▶ [MATERIAL PROVIDED]
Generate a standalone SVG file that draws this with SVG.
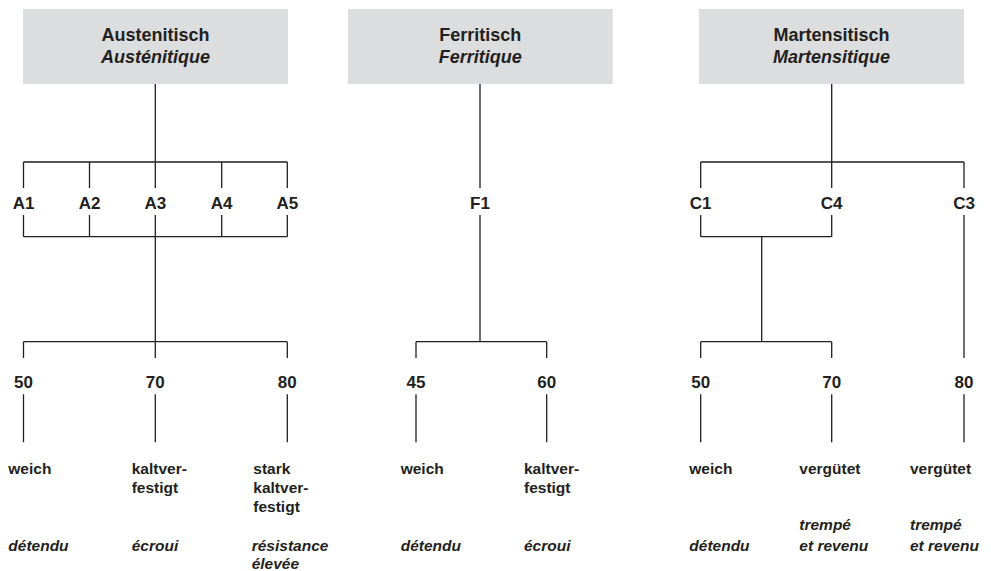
<svg xmlns="http://www.w3.org/2000/svg" width="991" height="571" viewBox="0 0 991 571">
<style>
text{font-family:"Liberation Sans",Arial,sans-serif;fill:#231f20;font-weight:bold}
.t{font-size:18px;text-anchor:middle}
.i{font-style:italic}
.l{font-size:17px;text-anchor:middle}
.s{font-size:15.5px}
.box{fill:#dcdddf}
#connectors path{fill:none;stroke:#231f20;stroke-width:1.3}
</style>
<rect width="991" height="571" fill="#fff"/>
<g id="connectors">
<!-- Austenitic -->
<path d="M155.3 84V162M23.5 162H287.3M23.5 162V188M89.5 162V188M155.3 162V188M221.7 162V188M287.3 162V188"/>
<path d="M23.5 215V236.7M89.5 215V236.7M155.3 215V236.7M221.7 215V236.7M287.3 215V236.7M23.5 236.7H287.3"/>
<path d="M155.3 236.7V341.7M23.5 341.7H287.3M23.5 341.7V358M155.3 341.7V358M287.3 341.7V358"/>
<path d="M23.5 394.3V442.3M155.3 394.3V442.3M287.3 394.3V442.3"/>
<!-- Ferritic -->
<path d="M480 84V188M480 215V341.7M416 341.7H546.7M416 341.7V358M546.7 341.7V358M416 394.3V442.3M546.7 394.3V442.3"/>
<!-- Martensitic -->
<path d="M831.7 84V162M700.7 162H964M700.7 162V188M831.7 162V188M964 162V188"/>
<path d="M700.7 215V236.7M831.7 215V236.7M700.7 236.7H831.7M761.7 236.7V341.7M700.7 341.7H831.7M700.7 341.7V358M831.7 341.7V358M964 215V358"/>
<path d="M700.7 394.3V442.3M831.7 394.3V442.3M964 394.3V442.3"/>
</g>
<g id="austenitisch">
<rect class="box" x="23" y="9" width="265" height="75"/>
<text class="t" x="155.5" y="41">Austenitisch</text>
<text class="t i" x="155.5" y="63">Austénitique</text>
</g>
<g id="ferritisch">
<rect class="box" x="348" y="9" width="264.7" height="75"/>
<text class="t" x="480.3" y="41">Ferritisch</text>
<text class="t i" x="480.3" y="63">Ferritique</text>
</g>
<g id="martensitisch">
<rect class="box" x="699" y="9" width="265" height="75"/>
<text class="t" x="831.5" y="41">Martensitisch</text>
<text class="t i" x="831.5" y="63">Martensitique</text>
</g>
<g id="A1"><text class="l" x="23.5" y="209">A1</text></g>
<g id="A2"><text class="l" x="89.5" y="209">A2</text></g>
<g id="A3"><text class="l" x="155.3" y="209">A3</text></g>
<g id="A4"><text class="l" x="221.7" y="209">A4</text></g>
<g id="A5"><text class="l" x="287.3" y="209">A5</text></g>
<g id="F1"><text class="l" x="480" y="209">F1</text></g>
<g id="C1"><text class="l" x="700.7" y="209">C1</text></g>
<g id="C4"><text class="l" x="831.7" y="209">C4</text></g>
<g id="C3"><text class="l" x="964" y="209">C3</text></g>
<g id="a50">
<text class="l" x="23.5" y="387.7">50</text>
<text class="s" x="8.3" y="474">weich</text>
<text class="s i" x="8.3" y="551">détendu</text>
</g>
<g id="a70">
<text class="l" x="155.3" y="387.7">70</text>
<text class="s" x="131.7" y="474">kaltver-</text>
<text class="s" x="131.7" y="493">festigt</text>
<text class="s i" x="131.7" y="551">écroui</text>
</g>
<g id="a80">
<text class="l" x="287.3" y="387.7">80</text>
<text class="s" x="253.3" y="474">stark</text>
<text class="s" x="253.3" y="493">kaltver-</text>
<text class="s" x="253.3" y="512">festigt</text>
<text class="s i" x="251.7" y="551">résistance</text>
<text class="s i" x="251.7" y="569">élevée</text>
</g>
<g id="f45">
<text class="l" x="416" y="387.7">45</text>
<text class="s" x="400.7" y="474">weich</text>
<text class="s i" x="400.7" y="551">détendu</text>
</g>
<g id="f60">
<text class="l" x="546.7" y="387.7">60</text>
<text class="s" x="524" y="474">kaltver-</text>
<text class="s" x="524" y="493">festigt</text>
<text class="s i" x="524" y="551">écroui</text>
</g>
<g id="c50">
<text class="l" x="700.7" y="387.7">50</text>
<text class="s" x="689.3" y="474">weich</text>
<text class="s i" x="689.3" y="551">détendu</text>
</g>
<g id="c70">
<text class="l" x="831.7" y="387.7">70</text>
<text class="s" x="799.3" y="474">vergütet</text>
<text class="s i" x="799.3" y="530">trempé</text>
<text class="s i" x="799.3" y="551">et revenu</text>
</g>
<g id="c80">
<text class="l" x="964" y="387.7">80</text>
<text class="s" x="910" y="474">vergütet</text>
<text class="s i" x="910" y="530">trempé</text>
<text class="s i" x="910" y="551">et revenu</text>
</g>
</svg>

▶ [GIVEN PROBLEM] From start to finish, output the listing exactly, but omit its pictures.

▶ [THE OUTPUT]
Generate a standalone SVG file that draws this with SVG.
<svg xmlns="http://www.w3.org/2000/svg" width="991" height="571" viewBox="0 0 991 571">
<style>
text{font-family:"Liberation Sans",Arial,sans-serif;fill:#231f20;font-weight:bold}
.t{font-size:18px;text-anchor:middle}
.i{font-style:italic}
.l{font-size:17px;text-anchor:middle}
.s{font-size:15.5px}
.box{fill:#dcdddf}
#connectors path{fill:none;stroke:#231f20;stroke-width:1.3}
</style>
<rect width="991" height="571" fill="#fff"/>
<g id="connectors">
<!-- Austenitic -->
<path d="M155.3 84V162M23.5 162H287.3M23.5 162V188M89.5 162V188M155.3 162V188M221.7 162V188M287.3 162V188"/>
<path d="M23.5 215V236.7M89.5 215V236.7M155.3 215V236.7M221.7 215V236.7M287.3 215V236.7M23.5 236.7H287.3"/>
<path d="M155.3 236.7V341.7M23.5 341.7H287.3M23.5 341.7V358M155.3 341.7V358M287.3 341.7V358"/>
<path d="M23.5 394.3V442.3M155.3 394.3V442.3M287.3 394.3V442.3"/>
<!-- Ferritic -->
<path d="M480 84V188M480 215V341.7M416 341.7H546.7M416 341.7V358M546.7 341.7V358M416 394.3V442.3M546.7 394.3V442.3"/>
<!-- Martensitic -->
<path d="M831.7 84V162M700.7 162H964M700.7 162V188M831.7 162V188M964 162V188"/>
<path d="M700.7 215V236.7M831.7 215V236.7M700.7 236.7H831.7M761.7 236.7V341.7M700.7 341.7H831.7M700.7 341.7V358M831.7 341.7V358M964 215V358"/>
<path d="M700.7 394.3V442.3M831.7 394.3V442.3M964 394.3V442.3"/>
</g>
<g id="austenitisch">
<rect class="box" x="23" y="9" width="265" height="75"/>
<text class="t" x="155.5" y="41">Austenitisch</text>
<text class="t i" x="155.5" y="63">Austénitique</text>
</g>
<g id="ferritisch">
<rect class="box" x="348" y="9" width="264.7" height="75"/>
<text class="t" x="480.3" y="41">Ferritisch</text>
<text class="t i" x="480.3" y="63">Ferritique</text>
</g>
<g id="martensitisch">
<rect class="box" x="699" y="9" width="265" height="75"/>
<text class="t" x="831.5" y="41">Martensitisch</text>
<text class="t i" x="831.5" y="63">Martensitique</text>
</g>
<g id="A1"><text class="l" x="23.5" y="209">A1</text></g>
<g id="A2"><text class="l" x="89.5" y="209">A2</text></g>
<g id="A3"><text class="l" x="155.3" y="209">A3</text></g>
<g id="A4"><text class="l" x="221.7" y="209">A4</text></g>
<g id="A5"><text class="l" x="287.3" y="209">A5</text></g>
<g id="F1"><text class="l" x="480" y="209">F1</text></g>
<g id="C1"><text class="l" x="700.7" y="209">C1</text></g>
<g id="C4"><text class="l" x="831.7" y="209">C4</text></g>
<g id="C3"><text class="l" x="964" y="209">C3</text></g>
<g id="a50">
<text class="l" x="23.5" y="387.7">50</text>
<text class="s" x="8.3" y="474">weich</text>
<text class="s i" x="8.3" y="551">détendu</text>
</g>
<g id="a70">
<text class="l" x="155.3" y="387.7">70</text>
<text class="s" x="131.7" y="474">kaltver-</text>
<text class="s" x="131.7" y="493">festigt</text>
<text class="s i" x="131.7" y="551">écroui</text>
</g>
<g id="a80">
<text class="l" x="287.3" y="387.7">80</text>
<text class="s" x="253.3" y="474">stark</text>
<text class="s" x="253.3" y="493">kaltver-</text>
<text class="s" x="253.3" y="512">festigt</text>
<text class="s i" x="251.7" y="551">résistance</text>
<text class="s i" x="251.7" y="569">élevée</text>
</g>
<g id="f45">
<text class="l" x="416" y="387.7">45</text>
<text class="s" x="400.7" y="474">weich</text>
<text class="s i" x="400.7" y="551">détendu</text>
</g>
<g id="f60">
<text class="l" x="546.7" y="387.7">60</text>
<text class="s" x="524" y="474">kaltver-</text>
<text class="s" x="524" y="493">festigt</text>
<text class="s i" x="524" y="551">écroui</text>
</g>
<g id="c50">
<text class="l" x="700.7" y="387.7">50</text>
<text class="s" x="689.3" y="474">weich</text>
<text class="s i" x="689.3" y="551">détendu</text>
</g>
<g id="c70">
<text class="l" x="831.7" y="387.7">70</text>
<text class="s" x="799.3" y="474">vergütet</text>
<text class="s i" x="799.3" y="530">trempé</text>
<text class="s i" x="799.3" y="551">et revenu</text>
</g>
<g id="c80">
<text class="l" x="964" y="387.7">80</text>
<text class="s" x="910" y="474">vergütet</text>
<text class="s i" x="910" y="530">trempé</text>
<text class="s i" x="910" y="551">et revenu</text>
</g>
</svg>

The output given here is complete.